§ Your objective: Write out exactly the lines from the line with "Reproduce this chart with matplotlib." through the line with "13.5, 13.1, 12.1]", both ends included, and no other line.

──────── Records for this exercise

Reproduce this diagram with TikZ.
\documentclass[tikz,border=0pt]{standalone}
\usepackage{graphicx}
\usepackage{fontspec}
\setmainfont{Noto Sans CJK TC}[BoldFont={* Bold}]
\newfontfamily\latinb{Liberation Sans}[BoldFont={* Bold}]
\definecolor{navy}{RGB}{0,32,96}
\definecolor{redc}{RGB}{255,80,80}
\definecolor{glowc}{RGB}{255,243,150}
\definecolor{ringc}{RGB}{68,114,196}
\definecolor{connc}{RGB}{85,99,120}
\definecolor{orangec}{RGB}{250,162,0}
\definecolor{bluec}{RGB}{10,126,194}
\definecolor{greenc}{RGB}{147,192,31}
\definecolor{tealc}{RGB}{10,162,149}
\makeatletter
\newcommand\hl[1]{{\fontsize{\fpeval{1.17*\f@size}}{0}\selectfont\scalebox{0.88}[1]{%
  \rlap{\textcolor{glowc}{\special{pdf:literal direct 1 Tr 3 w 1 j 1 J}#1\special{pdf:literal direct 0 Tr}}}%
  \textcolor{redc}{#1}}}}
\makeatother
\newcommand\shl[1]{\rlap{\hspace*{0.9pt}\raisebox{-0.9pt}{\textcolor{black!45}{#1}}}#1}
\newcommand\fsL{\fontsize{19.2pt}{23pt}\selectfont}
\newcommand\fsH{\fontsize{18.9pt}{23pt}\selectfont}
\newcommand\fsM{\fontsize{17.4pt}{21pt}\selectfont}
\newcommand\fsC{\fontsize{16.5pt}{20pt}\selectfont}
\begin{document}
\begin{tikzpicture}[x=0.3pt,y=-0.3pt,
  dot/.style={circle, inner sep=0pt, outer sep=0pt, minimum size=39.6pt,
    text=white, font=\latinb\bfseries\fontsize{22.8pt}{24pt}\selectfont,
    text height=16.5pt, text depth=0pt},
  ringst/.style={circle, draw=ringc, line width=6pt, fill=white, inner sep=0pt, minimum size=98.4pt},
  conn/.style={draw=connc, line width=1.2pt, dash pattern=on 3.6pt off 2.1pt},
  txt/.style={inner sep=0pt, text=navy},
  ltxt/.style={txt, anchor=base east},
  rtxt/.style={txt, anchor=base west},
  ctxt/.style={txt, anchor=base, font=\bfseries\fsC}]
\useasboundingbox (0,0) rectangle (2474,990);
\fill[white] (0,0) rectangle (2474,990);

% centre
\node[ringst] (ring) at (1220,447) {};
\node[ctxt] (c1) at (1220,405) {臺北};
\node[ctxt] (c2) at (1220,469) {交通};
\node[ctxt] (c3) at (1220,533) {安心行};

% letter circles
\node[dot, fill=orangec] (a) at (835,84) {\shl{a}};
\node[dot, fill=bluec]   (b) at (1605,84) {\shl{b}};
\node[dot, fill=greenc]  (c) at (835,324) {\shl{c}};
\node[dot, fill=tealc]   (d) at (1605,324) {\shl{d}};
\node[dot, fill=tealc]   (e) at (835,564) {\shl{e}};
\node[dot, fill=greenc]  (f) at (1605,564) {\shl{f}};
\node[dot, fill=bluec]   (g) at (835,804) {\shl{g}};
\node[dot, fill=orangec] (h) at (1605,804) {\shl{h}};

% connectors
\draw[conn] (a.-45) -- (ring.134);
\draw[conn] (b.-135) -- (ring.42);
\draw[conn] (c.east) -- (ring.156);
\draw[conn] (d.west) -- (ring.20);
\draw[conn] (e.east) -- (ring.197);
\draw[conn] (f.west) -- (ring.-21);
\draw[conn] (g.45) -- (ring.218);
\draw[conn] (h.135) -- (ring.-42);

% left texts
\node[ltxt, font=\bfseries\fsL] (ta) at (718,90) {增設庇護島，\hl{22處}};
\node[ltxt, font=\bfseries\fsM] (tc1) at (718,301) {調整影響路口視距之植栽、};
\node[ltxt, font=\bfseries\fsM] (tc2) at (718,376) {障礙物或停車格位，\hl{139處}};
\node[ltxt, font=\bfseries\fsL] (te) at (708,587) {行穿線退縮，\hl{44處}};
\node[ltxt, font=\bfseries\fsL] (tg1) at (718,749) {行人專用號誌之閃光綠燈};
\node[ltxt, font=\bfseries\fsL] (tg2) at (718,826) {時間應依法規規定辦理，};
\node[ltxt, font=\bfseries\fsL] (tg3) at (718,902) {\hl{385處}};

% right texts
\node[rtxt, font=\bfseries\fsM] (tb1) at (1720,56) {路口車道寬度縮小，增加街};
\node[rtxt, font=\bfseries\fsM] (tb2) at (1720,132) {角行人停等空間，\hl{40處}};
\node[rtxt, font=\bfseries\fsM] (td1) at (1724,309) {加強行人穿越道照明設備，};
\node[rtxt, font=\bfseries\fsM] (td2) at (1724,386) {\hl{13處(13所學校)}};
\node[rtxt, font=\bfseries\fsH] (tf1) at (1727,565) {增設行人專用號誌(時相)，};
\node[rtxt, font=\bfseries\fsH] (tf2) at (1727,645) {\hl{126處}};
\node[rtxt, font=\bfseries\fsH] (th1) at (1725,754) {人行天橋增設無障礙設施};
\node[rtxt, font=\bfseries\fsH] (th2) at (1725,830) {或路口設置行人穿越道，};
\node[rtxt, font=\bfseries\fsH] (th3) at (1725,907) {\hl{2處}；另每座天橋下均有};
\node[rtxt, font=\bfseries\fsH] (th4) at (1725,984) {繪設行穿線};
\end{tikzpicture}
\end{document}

────────────────
──────── Records for this exercise

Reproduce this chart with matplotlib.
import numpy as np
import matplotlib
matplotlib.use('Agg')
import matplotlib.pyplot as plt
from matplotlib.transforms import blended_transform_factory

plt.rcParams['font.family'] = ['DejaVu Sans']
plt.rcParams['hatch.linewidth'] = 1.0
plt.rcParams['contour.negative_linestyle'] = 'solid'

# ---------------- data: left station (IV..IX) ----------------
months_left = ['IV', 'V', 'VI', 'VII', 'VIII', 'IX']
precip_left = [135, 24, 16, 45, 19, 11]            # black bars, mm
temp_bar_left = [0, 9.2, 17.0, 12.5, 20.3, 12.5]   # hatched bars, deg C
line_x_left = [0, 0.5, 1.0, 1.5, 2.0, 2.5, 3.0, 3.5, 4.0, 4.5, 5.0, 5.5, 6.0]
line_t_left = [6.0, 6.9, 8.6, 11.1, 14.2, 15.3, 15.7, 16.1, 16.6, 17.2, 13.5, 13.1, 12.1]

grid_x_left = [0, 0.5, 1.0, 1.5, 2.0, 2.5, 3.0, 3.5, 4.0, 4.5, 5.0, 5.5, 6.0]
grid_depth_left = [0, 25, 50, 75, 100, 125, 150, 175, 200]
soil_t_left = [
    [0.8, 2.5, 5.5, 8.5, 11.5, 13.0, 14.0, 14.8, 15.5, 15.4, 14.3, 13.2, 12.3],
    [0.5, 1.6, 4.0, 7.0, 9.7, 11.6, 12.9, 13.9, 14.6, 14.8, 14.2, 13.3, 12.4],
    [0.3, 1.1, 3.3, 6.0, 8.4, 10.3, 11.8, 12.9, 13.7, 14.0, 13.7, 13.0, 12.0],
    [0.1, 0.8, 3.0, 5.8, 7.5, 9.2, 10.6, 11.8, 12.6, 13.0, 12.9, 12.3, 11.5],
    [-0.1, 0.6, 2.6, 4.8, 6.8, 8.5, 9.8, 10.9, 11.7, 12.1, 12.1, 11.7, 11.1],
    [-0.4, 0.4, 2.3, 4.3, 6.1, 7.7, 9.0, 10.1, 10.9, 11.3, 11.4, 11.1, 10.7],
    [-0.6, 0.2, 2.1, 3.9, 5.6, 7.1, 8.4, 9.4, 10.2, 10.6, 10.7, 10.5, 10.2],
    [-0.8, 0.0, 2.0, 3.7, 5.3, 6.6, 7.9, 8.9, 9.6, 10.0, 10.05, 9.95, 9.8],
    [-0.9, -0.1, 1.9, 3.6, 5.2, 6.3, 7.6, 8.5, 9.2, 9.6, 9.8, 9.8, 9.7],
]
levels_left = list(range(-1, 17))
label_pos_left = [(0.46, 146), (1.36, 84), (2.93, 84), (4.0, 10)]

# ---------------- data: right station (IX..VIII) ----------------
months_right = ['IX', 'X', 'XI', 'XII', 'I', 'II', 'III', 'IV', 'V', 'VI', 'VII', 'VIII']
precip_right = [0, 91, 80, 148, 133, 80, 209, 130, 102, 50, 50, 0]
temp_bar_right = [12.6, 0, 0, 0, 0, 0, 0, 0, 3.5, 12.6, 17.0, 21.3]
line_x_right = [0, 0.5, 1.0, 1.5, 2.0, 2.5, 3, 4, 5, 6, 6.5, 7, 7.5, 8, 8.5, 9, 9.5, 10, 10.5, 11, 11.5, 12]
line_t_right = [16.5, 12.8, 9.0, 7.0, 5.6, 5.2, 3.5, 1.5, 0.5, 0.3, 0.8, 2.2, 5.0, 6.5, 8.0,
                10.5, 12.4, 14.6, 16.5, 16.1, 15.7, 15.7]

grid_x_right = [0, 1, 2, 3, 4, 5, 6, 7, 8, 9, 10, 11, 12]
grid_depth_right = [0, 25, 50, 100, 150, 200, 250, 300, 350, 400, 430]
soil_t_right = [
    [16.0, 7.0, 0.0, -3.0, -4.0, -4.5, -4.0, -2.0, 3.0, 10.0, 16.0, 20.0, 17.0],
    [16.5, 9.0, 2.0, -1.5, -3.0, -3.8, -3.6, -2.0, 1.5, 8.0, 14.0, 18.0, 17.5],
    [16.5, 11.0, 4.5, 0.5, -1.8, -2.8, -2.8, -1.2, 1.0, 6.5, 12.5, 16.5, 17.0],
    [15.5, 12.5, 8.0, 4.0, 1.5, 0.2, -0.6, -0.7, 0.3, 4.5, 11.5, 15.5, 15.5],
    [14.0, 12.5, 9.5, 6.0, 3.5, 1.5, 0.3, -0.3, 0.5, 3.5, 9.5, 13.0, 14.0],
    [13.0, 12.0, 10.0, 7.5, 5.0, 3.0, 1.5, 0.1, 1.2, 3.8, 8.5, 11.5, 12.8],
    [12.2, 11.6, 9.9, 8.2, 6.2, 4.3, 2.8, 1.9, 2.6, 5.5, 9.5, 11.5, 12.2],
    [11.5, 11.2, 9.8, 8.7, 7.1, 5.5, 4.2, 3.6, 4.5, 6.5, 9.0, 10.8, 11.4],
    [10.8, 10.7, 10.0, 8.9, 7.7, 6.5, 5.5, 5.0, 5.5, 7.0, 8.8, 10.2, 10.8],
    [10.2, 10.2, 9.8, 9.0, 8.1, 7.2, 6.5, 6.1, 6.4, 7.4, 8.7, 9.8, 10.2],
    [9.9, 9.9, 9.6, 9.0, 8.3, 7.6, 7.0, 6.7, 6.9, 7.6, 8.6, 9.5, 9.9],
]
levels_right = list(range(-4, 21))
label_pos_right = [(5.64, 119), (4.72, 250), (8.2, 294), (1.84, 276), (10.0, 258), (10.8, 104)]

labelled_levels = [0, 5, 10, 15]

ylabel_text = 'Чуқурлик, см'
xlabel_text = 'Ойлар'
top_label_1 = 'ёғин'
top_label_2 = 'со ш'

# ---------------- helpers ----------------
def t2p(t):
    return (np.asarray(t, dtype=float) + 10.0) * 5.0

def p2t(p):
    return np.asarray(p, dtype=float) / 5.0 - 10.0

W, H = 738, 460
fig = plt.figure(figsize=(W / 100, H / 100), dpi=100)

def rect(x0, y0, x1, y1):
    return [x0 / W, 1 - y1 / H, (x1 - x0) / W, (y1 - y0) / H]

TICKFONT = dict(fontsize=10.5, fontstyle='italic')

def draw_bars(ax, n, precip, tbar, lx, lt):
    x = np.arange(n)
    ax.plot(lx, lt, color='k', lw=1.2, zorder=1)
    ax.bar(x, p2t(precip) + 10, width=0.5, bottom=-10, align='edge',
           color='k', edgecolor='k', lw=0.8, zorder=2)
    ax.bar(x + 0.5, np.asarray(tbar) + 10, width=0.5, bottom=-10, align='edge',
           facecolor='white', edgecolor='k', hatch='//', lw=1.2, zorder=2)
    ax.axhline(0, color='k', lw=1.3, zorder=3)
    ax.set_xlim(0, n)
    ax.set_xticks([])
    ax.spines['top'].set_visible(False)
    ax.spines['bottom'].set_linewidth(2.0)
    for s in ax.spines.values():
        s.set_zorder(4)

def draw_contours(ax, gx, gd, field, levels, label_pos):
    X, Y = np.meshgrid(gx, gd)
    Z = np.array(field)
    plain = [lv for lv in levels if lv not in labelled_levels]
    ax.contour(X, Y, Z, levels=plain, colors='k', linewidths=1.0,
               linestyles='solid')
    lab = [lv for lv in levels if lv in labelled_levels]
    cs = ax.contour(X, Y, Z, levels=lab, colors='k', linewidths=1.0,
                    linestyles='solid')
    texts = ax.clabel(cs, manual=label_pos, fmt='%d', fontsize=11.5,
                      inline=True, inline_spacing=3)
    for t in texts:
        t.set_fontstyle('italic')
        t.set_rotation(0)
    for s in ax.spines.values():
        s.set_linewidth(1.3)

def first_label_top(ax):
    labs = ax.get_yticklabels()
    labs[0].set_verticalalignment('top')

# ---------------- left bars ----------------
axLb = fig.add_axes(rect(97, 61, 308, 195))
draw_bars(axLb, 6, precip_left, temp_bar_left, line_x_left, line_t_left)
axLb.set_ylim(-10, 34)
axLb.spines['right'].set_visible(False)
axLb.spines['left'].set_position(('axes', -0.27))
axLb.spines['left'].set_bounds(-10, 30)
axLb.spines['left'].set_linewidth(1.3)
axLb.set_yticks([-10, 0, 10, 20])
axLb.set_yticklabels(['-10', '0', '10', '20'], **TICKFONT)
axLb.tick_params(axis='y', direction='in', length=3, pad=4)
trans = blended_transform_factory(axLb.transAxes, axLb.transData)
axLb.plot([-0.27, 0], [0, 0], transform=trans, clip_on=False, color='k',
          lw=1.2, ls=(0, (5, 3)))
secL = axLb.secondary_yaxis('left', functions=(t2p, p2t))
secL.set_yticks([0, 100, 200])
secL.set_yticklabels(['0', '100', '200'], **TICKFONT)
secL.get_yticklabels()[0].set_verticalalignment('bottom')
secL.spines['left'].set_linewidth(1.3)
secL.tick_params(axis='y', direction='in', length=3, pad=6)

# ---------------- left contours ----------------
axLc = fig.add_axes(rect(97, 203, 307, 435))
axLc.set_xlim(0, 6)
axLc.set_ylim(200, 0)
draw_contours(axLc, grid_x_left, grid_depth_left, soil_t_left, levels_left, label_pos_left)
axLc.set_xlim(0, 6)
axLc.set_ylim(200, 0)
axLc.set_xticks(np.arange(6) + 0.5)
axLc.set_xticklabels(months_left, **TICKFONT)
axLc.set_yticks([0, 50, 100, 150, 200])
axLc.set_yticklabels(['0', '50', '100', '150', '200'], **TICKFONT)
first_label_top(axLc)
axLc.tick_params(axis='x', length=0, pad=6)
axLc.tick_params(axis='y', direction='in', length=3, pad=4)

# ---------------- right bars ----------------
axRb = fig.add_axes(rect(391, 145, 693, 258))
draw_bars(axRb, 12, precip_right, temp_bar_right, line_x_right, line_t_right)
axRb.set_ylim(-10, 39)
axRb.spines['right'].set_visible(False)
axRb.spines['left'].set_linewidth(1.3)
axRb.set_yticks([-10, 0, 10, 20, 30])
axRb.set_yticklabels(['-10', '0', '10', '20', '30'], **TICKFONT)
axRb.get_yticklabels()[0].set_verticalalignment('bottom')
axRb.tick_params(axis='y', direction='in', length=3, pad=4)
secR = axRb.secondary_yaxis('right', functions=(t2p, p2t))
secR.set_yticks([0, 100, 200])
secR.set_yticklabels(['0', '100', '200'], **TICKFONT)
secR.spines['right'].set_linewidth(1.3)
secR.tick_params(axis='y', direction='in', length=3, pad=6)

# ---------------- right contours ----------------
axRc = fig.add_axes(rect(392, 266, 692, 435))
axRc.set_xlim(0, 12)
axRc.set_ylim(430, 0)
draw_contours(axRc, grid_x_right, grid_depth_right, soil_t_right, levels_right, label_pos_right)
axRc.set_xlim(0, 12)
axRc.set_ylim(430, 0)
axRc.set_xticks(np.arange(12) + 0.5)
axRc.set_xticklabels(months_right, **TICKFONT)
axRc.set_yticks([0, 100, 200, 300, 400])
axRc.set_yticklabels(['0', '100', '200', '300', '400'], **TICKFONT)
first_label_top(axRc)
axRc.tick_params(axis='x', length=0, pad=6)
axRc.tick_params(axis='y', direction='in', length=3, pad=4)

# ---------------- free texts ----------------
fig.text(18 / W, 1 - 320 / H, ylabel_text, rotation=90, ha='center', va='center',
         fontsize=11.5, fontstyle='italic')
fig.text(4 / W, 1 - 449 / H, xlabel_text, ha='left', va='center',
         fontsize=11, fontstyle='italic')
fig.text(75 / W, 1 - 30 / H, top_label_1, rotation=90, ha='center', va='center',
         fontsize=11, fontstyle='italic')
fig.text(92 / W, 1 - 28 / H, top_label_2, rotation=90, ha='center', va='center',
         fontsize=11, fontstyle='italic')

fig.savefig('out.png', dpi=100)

────────────────
──────── Records for this exercise

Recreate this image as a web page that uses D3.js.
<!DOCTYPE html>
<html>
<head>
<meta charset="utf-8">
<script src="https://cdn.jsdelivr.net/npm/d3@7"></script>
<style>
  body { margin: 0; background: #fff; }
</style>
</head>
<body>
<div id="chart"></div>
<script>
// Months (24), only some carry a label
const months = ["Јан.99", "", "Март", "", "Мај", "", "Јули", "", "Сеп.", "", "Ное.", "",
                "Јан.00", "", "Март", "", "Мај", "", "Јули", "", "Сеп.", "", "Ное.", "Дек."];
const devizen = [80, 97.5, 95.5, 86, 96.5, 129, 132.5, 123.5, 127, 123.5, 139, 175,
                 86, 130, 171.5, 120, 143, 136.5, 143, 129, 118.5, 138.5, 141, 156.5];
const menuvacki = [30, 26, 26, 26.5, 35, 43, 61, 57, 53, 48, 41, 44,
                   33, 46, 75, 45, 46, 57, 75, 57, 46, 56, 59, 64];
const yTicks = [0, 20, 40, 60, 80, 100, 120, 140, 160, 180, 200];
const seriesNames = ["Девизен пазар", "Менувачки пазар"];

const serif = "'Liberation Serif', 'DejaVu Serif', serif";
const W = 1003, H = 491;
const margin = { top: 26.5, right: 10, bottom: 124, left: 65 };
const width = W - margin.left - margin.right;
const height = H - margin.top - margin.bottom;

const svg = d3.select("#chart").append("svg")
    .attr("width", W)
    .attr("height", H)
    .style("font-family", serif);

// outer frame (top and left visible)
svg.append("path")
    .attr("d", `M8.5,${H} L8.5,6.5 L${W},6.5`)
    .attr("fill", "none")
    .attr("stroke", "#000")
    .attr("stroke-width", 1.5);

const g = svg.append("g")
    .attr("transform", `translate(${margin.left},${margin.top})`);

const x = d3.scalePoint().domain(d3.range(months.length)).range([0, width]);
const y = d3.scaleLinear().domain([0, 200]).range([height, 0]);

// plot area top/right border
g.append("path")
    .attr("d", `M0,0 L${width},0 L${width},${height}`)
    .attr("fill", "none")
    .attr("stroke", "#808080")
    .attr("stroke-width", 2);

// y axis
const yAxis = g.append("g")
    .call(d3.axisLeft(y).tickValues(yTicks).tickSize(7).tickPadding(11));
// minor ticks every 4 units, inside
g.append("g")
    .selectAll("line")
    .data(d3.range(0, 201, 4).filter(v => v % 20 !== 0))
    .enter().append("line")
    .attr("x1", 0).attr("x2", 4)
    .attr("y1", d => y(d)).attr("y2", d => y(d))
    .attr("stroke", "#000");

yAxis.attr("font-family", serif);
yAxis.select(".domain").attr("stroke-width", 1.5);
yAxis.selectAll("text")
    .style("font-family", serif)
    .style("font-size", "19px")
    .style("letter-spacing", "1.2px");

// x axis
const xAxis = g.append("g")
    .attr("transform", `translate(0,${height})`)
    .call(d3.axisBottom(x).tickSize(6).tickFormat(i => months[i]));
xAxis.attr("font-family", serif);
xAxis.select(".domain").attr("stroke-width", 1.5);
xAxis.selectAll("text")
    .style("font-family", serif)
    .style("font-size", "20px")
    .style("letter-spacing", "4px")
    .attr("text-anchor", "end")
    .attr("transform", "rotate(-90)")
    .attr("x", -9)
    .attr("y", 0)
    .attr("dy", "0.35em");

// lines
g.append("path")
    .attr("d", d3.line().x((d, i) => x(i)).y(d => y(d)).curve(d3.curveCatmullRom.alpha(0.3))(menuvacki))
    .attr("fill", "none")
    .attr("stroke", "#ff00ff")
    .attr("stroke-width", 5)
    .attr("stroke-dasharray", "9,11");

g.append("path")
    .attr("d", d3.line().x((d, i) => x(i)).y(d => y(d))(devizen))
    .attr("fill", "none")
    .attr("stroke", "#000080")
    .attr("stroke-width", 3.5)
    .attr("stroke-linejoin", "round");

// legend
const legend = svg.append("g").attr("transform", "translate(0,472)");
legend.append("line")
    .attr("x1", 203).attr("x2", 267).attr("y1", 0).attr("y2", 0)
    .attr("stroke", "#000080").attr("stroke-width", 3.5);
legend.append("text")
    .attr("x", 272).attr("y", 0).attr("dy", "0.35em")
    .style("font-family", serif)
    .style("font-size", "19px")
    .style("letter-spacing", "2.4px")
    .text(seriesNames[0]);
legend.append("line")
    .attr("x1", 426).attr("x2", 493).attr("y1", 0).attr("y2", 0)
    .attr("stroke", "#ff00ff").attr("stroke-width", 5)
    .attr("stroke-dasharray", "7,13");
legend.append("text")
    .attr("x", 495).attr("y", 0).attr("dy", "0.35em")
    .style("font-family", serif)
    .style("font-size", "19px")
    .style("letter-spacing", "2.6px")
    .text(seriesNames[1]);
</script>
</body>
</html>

────────────────

§ Response to the task:
Reproduce this chart with matplotlib.
import numpy as np
import matplotlib
matplotlib.use('Agg')
import matplotlib.pyplot as plt
from matplotlib.transforms import blended_transform_factory

plt.rcParams['font.family'] = ['DejaVu Sans']
plt.rcParams['hatch.linewidth'] = 1.0
plt.rcParams['contour.negative_linestyle'] = 'solid'

# ---------------- data: left station (IV..IX) ----------------
months_left = ['IV', 'V', 'VI', 'VII', 'VIII', 'IX']
precip_left = [135, 24, 16, 45, 19, 11]            # black bars, mm
temp_bar_left = [0, 9.2, 17.0, 12.5, 20.3, 12.5]   # hatched bars, deg C
line_x_left = [0, 0.5, 1.0, 1.5, 2.0, 2.5, 3.0, 3.5, 4.0, 4.5, 5.0, 5.5, 6.0]
line_t_left = [6.0, 6.9, 8.6, 11.1, 14.2, 15.3, 15.7, 16.1, 16.6, 17.2, 13.5, 13.1, 12.1]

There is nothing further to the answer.